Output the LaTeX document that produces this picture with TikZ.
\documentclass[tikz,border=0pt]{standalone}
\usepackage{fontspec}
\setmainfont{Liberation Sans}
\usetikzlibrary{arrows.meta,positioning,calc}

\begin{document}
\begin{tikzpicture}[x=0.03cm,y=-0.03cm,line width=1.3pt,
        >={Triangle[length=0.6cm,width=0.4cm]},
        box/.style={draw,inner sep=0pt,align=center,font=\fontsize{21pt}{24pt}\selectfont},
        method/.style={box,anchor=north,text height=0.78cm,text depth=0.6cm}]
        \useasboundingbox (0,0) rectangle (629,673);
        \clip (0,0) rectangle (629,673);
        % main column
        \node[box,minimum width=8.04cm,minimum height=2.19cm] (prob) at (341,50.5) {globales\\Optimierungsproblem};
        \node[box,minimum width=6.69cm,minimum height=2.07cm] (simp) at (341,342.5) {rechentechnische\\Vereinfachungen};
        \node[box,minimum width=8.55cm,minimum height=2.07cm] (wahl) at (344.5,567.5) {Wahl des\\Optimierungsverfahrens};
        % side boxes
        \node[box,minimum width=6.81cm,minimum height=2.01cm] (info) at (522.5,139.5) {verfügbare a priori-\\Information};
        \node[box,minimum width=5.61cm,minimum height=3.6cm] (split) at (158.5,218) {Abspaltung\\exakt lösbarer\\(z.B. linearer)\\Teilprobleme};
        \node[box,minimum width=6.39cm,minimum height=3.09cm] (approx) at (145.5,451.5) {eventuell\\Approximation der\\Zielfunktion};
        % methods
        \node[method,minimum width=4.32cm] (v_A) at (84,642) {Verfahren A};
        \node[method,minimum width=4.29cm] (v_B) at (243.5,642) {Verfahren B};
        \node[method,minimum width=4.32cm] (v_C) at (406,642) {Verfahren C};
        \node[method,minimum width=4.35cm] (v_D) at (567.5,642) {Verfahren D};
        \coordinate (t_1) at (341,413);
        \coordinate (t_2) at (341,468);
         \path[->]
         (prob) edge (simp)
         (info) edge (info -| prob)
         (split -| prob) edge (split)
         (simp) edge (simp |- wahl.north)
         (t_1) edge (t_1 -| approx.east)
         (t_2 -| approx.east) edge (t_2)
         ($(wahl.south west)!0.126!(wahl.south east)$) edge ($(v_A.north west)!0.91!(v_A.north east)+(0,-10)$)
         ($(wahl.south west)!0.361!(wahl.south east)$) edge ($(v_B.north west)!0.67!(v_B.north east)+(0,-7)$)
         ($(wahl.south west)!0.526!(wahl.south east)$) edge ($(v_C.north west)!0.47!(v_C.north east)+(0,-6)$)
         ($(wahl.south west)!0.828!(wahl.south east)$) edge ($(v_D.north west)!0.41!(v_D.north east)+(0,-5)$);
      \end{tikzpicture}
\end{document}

__________

EXERCISE TASK
Write the listing out again, exactly as shown above.

FINAL RESULT
Output the LaTeX document that produces this picture with TikZ.
\documentclass[tikz,border=0pt]{standalone}
\usepackage{fontspec}
\setmainfont{Liberation Sans}
\usetikzlibrary{arrows.meta,positioning,calc}

\begin{document}
\begin{tikzpicture}[x=0.03cm,y=-0.03cm,line width=1.3pt,
        >={Triangle[length=0.6cm,width=0.4cm]},
        box/.style={draw,inner sep=0pt,align=center,font=\fontsize{21pt}{24pt}\selectfont},
        method/.style={box,anchor=north,text height=0.78cm,text depth=0.6cm}]
        \useasboundingbox (0,0) rectangle (629,673);
        \clip (0,0) rectangle (629,673);
        % main column
        \node[box,minimum width=8.04cm,minimum height=2.19cm] (prob) at (341,50.5) {globales\\Optimierungsproblem};
        \node[box,minimum width=6.69cm,minimum height=2.07cm] (simp) at (341,342.5) {rechentechnische\\Vereinfachungen};
        \node[box,minimum width=8.55cm,minimum height=2.07cm] (wahl) at (344.5,567.5) {Wahl des\\Optimierungsverfahrens};
        % side boxes
        \node[box,minimum width=6.81cm,minimum height=2.01cm] (info) at (522.5,139.5) {verfügbare a priori-\\Information};
        \node[box,minimum width=5.61cm,minimum height=3.6cm] (split) at (158.5,218) {Abspaltung\\exakt lösbarer\\(z.B. linearer)\\Teilprobleme};
        \node[box,minimum width=6.39cm,minimum height=3.09cm] (approx) at (145.5,451.5) {eventuell\\Approximation der\\Zielfunktion};
        % methods
        \node[method,minimum width=4.32cm] (v_A) at (84,642) {Verfahren A};
        \node[method,minimum width=4.29cm] (v_B) at (243.5,642) {Verfahren B};
        \node[method,minimum width=4.32cm] (v_C) at (406,642) {Verfahren C};
        \node[method,minimum width=4.35cm] (v_D) at (567.5,642) {Verfahren D};
        \coordinate (t_1) at (341,413);
        \coordinate (t_2) at (341,468);
         \path[->]
         (prob) edge (simp)
         (info) edge (info -| prob)
         (split -| prob) edge (split)
         (simp) edge (simp |- wahl.north)
         (t_1) edge (t_1 -| approx.east)
         (t_2 -| approx.east) edge (t_2)
         ($(wahl.south west)!0.126!(wahl.south east)$) edge ($(v_A.north west)!0.91!(v_A.north east)+(0,-10)$)
         ($(wahl.south west)!0.361!(wahl.south east)$) edge ($(v_B.north west)!0.67!(v_B.north east)+(0,-7)$)
         ($(wahl.south west)!0.526!(wahl.south east)$) edge ($(v_C.north west)!0.47!(v_C.north east)+(0,-6)$)
         ($(wahl.south west)!0.828!(wahl.south east)$) edge ($(v_D.north west)!0.41!(v_D.north east)+(0,-5)$);
      \end{tikzpicture}
\end{document}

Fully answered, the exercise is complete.